Don Mathewson was Stromlo’s first Australian Director since its founder Walter Geoffrey Duffield. Mathewson began his career in radio astronomy at the CSIRO in 1955, before moving to Manchester to complete his PhD. In 1974, Mathewson made a significant discovery – ‘a huge arc of gas 120 degrees wide (corresponding to 600 000 light years), going across the sky from the Magellanic Cloud.’ Mathewson named it the Magellanic Stream – astronomers are still unsure of the origins of these interstellar clouds of gas.

Mathewson was one of the Professorial Fellows at the ANU when Eggen resigned, and was appointed Acting Director. Once confirmed as Director in 1979, Mathewson focussed the Research School’s studies on the evolution of stars and the determination of the Hubble Constant – a unit of measurement to depict the expansion of the Universe. He continued to build the academic credentials of the Observatory Astronomer Dr. Ragbir Bathal described him as “very Australian, energetic, approachable, decisive, a great bustler-around . . . Don was largely responsible for taking Australia into the Space Age.”

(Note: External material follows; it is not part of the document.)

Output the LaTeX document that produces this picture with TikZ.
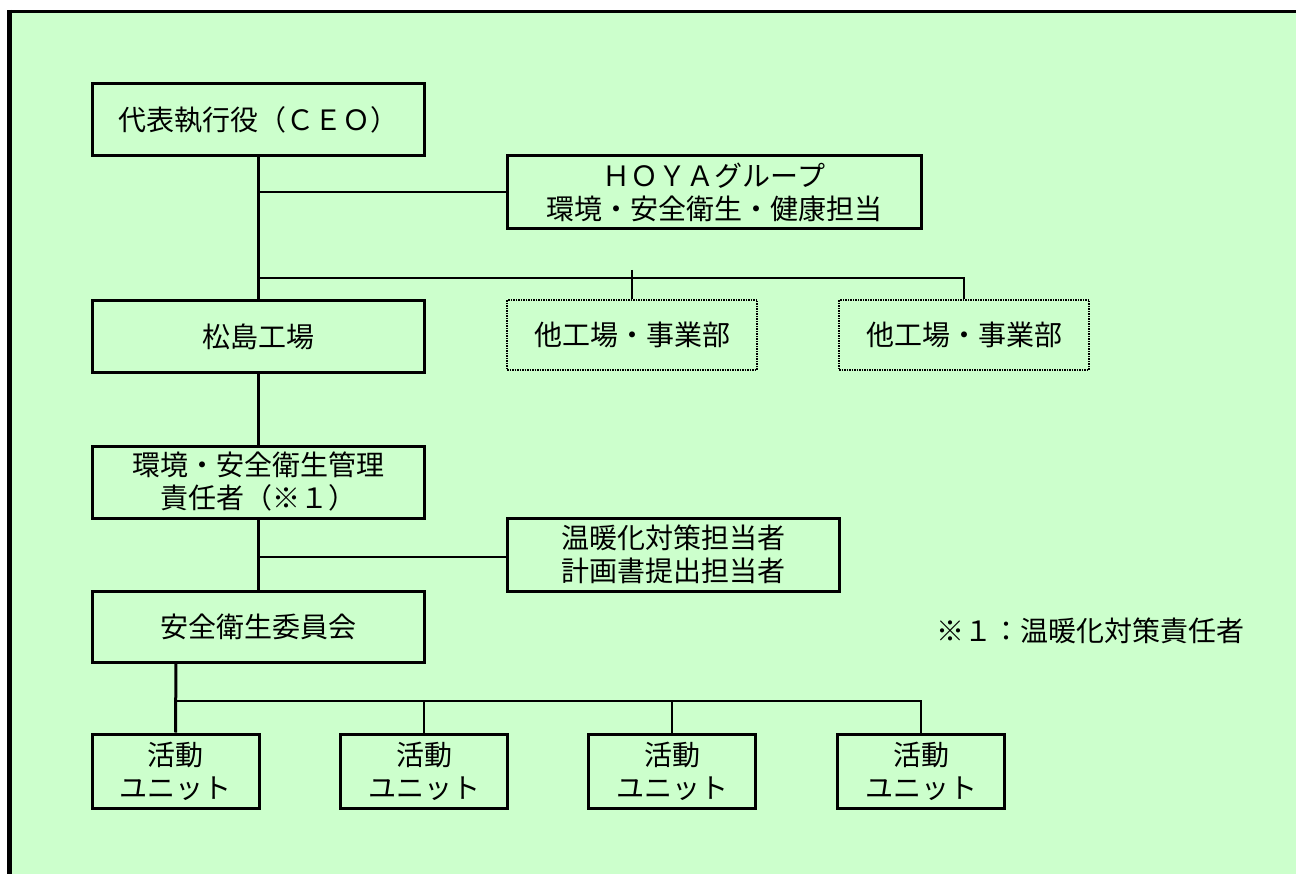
\documentclass[tikz,border=0pt]{standalone}
\usepackage{fontspec}
\setmainfont{Noto Sans CJK JP}
\definecolor{bggreen}{HTML}{CCFFCC}
\begin{document}
\begin{tikzpicture}[x=1pt,y=-1pt,
  box/.style={draw=black,line width=3pt,fill=bggreen,inner sep=0pt,align=center,
    font=\fontsize{28}{33}\selectfont},
  dotbox/.style={draw=black,line width=2.5pt,dash pattern=on 1.5pt off 1pt,fill=bggreen,
    inner sep=0pt,align=center,font=\fontsize{28}{33}\selectfont},
  thick line/.style={line width=3pt},
  thin line/.style={line width=2pt}]
\useasboundingbox (0,0) rectangle (1296,874);
\fill[white] (0,0) rectangle (1296,874);
\fill[bggreen] (12,13) rectangle (1296,874);
\draw[line width=3pt] (7,11.5) -- (1296,11.5);
\draw[line width=5pt] (9.5,10) -- (9.5,874);

% nodes
\node[box,minimum width=332pt,minimum height=72pt] (ceo) at (258,120) {代表執行役（ＣＥＯ）};
\node[box,minimum width=414pt,minimum height=73pt] (hoya) at (714,192.5) {ＨＯＹＡグループ\\環境・安全衛生・健康担当};
\node[box,minimum width=332pt,minimum height=72pt] (matsu) at (258,337) {松島工場};
\node[dotbox,minimum width=250pt,minimum height=70pt] (other1) at (632,335) {他工場・事業部};
\node[dotbox,minimum width=250pt,minimum height=70pt] (other2) at (964,335) {他工場・事業部};
\node[box,minimum width=332pt,minimum height=72pt] (kanri) at (258,482) {環境・安全衛生管理\\責任者（※１）};
\node[box,minimum width=332pt,minimum height=73pt] (ondan) at (673,554.5) {温暖化対策担当者\\計画書提出担当者};
\node[box,minimum width=332pt,minimum height=71pt] (iinkai) at (258,626.5) {安全衛生委員会};
\node[box,minimum width=167pt,minimum height=74pt] (u1) at (175.5,771) {活動\\ユニット};
\node[box,minimum width=167pt,minimum height=74pt] (u2) at (424,771) {活動\\ユニット};
\node[box,minimum width=167pt,minimum height=74pt] (u3) at (672,771) {活動\\ユニット};
\node[box,minimum width=167pt,minimum height=74pt] (u4) at (921,771) {活動\\ユニット};
\node[font=\fontsize{28}{33}\selectfont,inner sep=0pt] (note) at (1090,631) {※１：温暖化対策責任者};

% connectors
\coordinate (j1) at (258,192);
\coordinate (j2) at (258,278);
\coordinate (j2t) at (632,270);
\coordinate (j3) at (258,557);
\coordinate (j4) at (176,701);
\coordinate (s1) at (176,662);

\draw[thick line] (ceo.south) -- (matsu.north);
\draw[thin line] (j1) -- (hoya.west |- j1);
\draw[thin line] (j2) -| (other2.north);
\draw[thin line] (j2t) -- (other1.north);
\draw[thick line] (matsu.south) -- (kanri.north);
\draw[thick line] (kanri.south) -- (iinkai.north);
\draw[thin line] (j3) -- (ondan.west |- j3);
\draw[thick line] (s1) -- (u1.north);
\draw[thin line] (j4) -| (u4.north);
\draw[thin line] (j4 -| u2.north) -- (u2.north);
\draw[thin line] (j4 -| u3.north) -- (u3.north);
\end{tikzpicture}
\end{document}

In the final months of his directorship, Mathewson invited parliamentarians, embassy and industry leaders to the Observatory to view the close approach of Comet Halley. Most guests expected to view the comet through the 74-inch telescope, but its small field of view meant that a pair of binoculars was more appropriate. Frame & Faulkner wrote that “it took a great deal of tact to persuade some VIPs that they were not being fobbed off with a second rate experience.” On the 7th April 1986, Prime Minister Bob Hawke was one of the attendees. This special audience was treated to a live video-link of the comet from the 2.3 metre reflector in Siding Spring. There was scepticism that this image hadn’t been pre-recorded, and one of the guests challenged Mathewson to focus the telescope on something else. Frame & Faulkner recounted the tense moments: “Saturn’s familiar ringed spectacle appeared, to the great relief of all of the Stromlo staff. An enthusiastic cheer rang out – they were convinced! Bob Hawke was heard to remark what his sentence on the Director would have been had Saturn not appeared: ‘Off with his head!’” Mathewson completed his directorship in 1986 and returned to his research of spiral galaxies.